→ THE PROBLEM:
Identify the lines that contain the word "standalone", then copy them.
"""
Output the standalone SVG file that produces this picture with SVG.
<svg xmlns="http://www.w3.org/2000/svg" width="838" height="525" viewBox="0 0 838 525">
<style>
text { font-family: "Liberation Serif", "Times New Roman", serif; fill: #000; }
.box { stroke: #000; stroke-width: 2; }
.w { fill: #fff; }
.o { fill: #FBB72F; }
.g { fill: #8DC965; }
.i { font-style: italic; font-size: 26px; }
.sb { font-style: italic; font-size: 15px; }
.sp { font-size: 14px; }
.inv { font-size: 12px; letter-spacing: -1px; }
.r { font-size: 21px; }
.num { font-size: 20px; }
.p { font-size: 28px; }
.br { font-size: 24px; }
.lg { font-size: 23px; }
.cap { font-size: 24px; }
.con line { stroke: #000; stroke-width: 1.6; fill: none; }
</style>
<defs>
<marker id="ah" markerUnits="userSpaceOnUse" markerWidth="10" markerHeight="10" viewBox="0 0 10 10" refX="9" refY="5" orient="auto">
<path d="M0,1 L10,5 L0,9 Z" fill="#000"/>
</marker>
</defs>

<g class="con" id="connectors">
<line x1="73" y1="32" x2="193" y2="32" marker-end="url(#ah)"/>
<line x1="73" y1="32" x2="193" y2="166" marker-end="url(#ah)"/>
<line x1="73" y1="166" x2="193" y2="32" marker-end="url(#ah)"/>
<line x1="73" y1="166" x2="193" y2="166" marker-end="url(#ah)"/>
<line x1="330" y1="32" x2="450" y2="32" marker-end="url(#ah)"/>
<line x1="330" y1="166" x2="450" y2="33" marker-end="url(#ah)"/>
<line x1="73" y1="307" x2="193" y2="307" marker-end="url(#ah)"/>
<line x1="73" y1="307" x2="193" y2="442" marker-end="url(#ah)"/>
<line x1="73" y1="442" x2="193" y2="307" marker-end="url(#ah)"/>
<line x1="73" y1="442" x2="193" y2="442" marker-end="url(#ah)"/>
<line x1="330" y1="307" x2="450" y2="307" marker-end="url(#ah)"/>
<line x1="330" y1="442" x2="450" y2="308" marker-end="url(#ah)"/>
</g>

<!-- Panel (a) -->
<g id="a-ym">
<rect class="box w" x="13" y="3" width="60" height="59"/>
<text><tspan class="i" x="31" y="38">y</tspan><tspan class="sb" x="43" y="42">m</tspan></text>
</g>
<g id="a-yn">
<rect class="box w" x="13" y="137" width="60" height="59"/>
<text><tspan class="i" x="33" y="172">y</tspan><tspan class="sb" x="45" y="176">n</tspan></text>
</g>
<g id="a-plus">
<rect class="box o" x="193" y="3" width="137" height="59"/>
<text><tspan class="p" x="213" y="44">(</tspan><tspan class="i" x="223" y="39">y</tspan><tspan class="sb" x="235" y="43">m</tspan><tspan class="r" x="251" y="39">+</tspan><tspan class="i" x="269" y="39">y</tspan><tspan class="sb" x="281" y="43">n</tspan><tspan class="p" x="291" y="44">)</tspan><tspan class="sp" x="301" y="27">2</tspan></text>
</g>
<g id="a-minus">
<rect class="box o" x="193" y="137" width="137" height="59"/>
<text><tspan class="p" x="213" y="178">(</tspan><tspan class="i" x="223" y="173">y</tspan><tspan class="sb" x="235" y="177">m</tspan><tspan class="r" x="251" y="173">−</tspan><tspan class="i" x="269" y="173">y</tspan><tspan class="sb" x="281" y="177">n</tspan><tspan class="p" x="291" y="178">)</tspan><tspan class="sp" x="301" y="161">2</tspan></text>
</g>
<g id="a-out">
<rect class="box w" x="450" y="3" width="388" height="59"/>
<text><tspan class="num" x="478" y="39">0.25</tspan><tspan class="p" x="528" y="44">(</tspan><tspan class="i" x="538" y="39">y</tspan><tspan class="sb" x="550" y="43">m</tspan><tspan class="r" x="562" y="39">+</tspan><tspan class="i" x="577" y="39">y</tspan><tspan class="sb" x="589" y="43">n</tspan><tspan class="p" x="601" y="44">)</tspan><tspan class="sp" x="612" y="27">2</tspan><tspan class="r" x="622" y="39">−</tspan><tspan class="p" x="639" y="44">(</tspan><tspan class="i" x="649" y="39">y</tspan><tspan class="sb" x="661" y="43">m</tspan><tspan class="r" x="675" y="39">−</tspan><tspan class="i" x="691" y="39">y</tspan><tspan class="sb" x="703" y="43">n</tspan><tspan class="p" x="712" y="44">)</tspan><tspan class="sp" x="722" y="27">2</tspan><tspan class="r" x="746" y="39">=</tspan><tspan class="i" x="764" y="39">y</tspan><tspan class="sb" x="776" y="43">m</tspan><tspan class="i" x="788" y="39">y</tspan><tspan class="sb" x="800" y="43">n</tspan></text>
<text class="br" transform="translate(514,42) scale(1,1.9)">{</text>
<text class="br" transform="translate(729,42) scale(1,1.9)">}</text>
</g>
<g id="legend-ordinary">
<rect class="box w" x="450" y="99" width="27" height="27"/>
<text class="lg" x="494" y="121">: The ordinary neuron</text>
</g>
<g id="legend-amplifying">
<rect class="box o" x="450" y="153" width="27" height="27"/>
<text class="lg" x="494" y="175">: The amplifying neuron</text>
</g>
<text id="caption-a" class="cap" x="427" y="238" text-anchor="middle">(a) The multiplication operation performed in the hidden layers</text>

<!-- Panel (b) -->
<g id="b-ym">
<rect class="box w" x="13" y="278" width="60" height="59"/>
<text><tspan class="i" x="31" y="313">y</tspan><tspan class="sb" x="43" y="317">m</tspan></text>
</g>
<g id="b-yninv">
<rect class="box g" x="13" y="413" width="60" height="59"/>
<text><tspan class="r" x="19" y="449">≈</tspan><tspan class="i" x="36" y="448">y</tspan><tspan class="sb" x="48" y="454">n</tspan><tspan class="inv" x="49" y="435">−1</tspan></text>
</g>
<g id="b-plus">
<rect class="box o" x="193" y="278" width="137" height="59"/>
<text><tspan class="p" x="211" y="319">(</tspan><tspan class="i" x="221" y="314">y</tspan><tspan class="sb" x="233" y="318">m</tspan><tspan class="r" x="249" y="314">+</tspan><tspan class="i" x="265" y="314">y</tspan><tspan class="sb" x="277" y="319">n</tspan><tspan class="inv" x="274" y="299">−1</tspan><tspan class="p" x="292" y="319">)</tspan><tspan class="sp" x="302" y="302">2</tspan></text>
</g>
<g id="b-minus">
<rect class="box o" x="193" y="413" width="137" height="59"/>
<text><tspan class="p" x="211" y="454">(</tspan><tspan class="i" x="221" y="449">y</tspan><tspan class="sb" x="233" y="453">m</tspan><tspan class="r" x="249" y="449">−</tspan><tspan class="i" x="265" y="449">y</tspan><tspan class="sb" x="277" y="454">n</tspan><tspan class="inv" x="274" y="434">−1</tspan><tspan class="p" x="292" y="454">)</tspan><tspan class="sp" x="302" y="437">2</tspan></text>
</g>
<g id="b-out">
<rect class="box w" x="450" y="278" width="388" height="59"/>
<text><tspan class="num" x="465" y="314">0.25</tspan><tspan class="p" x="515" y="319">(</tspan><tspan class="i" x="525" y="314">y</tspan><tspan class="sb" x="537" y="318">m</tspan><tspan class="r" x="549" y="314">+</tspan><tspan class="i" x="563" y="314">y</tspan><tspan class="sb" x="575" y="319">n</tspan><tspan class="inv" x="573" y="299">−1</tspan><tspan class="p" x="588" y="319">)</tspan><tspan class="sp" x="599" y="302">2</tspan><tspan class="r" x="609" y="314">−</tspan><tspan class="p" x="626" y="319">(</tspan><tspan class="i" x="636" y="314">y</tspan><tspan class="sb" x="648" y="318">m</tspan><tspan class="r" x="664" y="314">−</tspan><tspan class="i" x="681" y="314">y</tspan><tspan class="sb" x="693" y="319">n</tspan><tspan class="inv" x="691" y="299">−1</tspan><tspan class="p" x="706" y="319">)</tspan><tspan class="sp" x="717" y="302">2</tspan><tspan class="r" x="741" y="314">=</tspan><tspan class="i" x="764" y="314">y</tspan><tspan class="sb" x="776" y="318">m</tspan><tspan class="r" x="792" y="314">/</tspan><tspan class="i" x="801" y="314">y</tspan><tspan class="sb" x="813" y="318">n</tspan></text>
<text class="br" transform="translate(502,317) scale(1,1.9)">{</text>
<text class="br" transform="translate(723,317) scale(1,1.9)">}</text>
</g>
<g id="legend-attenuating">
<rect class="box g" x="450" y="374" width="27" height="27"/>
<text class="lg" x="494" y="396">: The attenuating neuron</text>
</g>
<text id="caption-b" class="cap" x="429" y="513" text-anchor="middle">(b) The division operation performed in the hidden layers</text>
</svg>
"""
"""
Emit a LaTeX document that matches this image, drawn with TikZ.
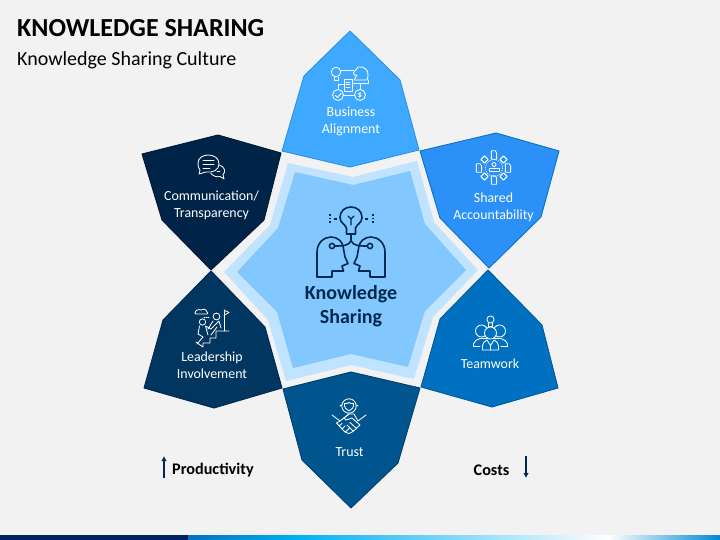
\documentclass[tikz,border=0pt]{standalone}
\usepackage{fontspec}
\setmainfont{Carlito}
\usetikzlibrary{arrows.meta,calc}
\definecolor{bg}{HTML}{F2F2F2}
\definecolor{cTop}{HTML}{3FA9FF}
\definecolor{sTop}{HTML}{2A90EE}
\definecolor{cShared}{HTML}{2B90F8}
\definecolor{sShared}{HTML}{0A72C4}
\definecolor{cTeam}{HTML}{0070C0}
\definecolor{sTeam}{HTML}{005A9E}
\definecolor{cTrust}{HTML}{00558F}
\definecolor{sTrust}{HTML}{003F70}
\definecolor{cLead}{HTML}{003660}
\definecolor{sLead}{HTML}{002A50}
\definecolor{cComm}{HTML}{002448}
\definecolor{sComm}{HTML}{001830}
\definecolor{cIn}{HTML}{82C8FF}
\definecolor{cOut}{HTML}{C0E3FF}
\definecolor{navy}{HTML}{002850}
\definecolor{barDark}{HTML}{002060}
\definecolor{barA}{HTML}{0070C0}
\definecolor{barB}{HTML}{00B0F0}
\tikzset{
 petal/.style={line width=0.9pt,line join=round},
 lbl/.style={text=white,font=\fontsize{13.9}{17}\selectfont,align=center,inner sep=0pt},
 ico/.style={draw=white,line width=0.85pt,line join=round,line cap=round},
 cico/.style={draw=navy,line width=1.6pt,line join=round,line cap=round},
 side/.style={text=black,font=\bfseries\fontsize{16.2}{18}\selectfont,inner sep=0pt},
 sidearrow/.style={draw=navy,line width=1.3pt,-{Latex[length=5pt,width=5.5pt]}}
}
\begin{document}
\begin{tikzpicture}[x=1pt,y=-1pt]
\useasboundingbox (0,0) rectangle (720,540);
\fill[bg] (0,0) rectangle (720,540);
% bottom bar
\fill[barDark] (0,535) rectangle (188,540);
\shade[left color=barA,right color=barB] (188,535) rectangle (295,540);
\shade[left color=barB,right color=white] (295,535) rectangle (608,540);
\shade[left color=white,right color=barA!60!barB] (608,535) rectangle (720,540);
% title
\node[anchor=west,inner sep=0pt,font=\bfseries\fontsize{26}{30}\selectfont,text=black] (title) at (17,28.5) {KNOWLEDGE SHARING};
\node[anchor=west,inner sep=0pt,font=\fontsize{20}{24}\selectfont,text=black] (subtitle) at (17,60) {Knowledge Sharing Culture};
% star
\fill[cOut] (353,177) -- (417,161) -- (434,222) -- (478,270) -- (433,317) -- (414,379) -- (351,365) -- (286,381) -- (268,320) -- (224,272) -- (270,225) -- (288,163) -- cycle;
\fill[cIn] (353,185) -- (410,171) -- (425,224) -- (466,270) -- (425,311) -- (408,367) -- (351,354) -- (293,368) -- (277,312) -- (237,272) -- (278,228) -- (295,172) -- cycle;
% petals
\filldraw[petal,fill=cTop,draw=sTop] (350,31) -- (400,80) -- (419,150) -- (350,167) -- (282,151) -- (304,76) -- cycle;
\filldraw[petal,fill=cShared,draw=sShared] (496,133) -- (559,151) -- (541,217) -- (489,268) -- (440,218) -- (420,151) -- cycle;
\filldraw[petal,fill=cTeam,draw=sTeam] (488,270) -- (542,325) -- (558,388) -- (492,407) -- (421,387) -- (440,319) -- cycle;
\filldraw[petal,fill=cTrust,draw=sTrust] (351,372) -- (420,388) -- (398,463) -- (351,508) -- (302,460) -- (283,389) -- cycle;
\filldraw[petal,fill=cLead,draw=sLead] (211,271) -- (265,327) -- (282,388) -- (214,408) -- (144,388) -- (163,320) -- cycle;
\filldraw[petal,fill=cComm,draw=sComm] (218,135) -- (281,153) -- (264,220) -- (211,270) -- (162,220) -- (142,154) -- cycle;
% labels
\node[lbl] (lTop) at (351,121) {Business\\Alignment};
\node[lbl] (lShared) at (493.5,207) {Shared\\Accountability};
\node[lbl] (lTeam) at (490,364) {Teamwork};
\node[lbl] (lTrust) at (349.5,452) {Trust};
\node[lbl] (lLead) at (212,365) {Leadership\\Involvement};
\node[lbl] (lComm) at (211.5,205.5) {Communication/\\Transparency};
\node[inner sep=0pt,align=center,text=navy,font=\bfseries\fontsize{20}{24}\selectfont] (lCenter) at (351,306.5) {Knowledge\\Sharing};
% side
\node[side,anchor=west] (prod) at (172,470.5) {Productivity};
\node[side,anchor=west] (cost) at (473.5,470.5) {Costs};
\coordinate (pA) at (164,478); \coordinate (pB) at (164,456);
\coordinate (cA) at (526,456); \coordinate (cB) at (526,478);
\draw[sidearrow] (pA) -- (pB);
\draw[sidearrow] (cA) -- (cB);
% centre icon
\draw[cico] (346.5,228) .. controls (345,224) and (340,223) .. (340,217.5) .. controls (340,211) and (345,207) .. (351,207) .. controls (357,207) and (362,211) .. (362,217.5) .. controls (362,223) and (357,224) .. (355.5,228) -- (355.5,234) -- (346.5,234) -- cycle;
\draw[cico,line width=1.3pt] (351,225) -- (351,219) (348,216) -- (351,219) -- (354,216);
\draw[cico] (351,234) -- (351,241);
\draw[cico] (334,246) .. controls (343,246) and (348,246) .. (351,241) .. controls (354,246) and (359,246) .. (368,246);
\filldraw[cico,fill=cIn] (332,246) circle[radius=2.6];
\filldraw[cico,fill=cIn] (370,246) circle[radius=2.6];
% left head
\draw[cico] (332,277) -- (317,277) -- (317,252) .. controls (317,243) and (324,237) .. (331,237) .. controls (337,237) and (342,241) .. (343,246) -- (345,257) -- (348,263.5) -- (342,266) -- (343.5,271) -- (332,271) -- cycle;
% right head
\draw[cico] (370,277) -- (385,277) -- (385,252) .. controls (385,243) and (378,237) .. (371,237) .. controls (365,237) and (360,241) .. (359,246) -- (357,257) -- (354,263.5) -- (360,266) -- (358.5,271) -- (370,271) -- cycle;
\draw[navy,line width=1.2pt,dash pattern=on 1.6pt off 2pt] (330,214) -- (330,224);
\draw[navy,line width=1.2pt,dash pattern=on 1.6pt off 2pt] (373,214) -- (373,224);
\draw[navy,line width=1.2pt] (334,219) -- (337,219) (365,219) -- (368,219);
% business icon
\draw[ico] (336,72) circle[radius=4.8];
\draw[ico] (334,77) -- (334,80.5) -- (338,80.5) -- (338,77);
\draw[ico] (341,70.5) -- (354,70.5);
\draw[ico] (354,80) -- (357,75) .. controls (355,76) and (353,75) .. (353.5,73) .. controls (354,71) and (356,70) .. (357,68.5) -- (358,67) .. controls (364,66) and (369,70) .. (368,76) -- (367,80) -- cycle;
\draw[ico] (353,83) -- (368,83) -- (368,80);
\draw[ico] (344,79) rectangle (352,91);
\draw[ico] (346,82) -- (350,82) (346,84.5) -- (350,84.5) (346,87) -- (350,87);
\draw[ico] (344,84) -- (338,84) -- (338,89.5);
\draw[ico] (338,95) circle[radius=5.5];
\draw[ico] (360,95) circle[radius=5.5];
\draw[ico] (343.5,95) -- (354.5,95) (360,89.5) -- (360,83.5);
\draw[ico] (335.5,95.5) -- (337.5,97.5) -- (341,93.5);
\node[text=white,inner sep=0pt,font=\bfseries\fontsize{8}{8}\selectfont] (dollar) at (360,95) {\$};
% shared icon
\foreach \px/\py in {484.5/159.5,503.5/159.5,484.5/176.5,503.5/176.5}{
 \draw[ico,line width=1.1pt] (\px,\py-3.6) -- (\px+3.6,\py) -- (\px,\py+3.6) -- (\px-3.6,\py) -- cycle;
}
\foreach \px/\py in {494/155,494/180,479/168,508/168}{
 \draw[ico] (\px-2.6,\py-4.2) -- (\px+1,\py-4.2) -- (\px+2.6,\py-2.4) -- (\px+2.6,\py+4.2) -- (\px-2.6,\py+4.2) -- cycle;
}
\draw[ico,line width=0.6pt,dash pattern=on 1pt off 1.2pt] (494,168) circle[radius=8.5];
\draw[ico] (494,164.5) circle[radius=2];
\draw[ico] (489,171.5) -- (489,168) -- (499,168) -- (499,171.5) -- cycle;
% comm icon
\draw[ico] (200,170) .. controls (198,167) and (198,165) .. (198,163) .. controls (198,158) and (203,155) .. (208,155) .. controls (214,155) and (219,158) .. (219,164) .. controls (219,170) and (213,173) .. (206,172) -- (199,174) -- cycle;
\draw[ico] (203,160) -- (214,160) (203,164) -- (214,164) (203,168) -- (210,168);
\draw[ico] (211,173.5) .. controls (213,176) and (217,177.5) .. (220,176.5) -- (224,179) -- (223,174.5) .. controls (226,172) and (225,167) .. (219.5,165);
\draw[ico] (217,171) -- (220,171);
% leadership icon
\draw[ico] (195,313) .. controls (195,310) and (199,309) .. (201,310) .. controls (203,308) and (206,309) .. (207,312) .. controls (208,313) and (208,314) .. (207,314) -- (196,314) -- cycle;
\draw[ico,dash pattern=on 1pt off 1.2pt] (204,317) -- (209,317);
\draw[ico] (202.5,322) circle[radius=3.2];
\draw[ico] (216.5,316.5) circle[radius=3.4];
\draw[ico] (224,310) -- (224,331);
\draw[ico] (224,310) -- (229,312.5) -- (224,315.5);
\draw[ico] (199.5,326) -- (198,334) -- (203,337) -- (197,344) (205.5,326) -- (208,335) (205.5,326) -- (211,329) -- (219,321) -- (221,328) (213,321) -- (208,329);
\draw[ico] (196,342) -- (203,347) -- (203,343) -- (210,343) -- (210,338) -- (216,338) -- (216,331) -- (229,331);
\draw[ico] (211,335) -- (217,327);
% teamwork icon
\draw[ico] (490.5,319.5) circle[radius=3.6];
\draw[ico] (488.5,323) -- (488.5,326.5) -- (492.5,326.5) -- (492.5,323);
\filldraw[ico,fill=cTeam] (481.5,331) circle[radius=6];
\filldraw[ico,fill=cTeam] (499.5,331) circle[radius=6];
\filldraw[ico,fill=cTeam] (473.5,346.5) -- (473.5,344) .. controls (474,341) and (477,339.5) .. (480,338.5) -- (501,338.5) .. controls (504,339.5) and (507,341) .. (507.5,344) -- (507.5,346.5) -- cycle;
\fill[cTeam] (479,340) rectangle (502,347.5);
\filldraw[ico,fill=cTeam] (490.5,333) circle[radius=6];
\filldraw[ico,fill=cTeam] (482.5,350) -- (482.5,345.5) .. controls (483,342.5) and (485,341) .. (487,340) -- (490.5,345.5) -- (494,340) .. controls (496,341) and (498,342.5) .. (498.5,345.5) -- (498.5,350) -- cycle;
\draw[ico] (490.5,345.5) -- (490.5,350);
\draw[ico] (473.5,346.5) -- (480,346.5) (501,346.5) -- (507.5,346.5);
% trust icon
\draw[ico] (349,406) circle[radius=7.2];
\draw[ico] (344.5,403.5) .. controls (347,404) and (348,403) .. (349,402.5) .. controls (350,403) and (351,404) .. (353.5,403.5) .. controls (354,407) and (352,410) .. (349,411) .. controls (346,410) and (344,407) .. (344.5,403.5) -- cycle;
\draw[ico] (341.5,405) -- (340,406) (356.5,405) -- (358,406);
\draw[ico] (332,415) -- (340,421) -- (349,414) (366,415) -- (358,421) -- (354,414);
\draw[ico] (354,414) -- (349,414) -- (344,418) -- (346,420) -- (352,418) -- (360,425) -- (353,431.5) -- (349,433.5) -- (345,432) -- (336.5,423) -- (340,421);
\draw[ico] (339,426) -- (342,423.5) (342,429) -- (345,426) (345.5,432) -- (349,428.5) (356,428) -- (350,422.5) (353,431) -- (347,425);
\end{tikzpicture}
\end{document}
"""
→ RESPONSE TO THE TASK:
Output the standalone SVG file that produces this picture with SVG.
\documentclass[tikz,border=0pt]{standalone}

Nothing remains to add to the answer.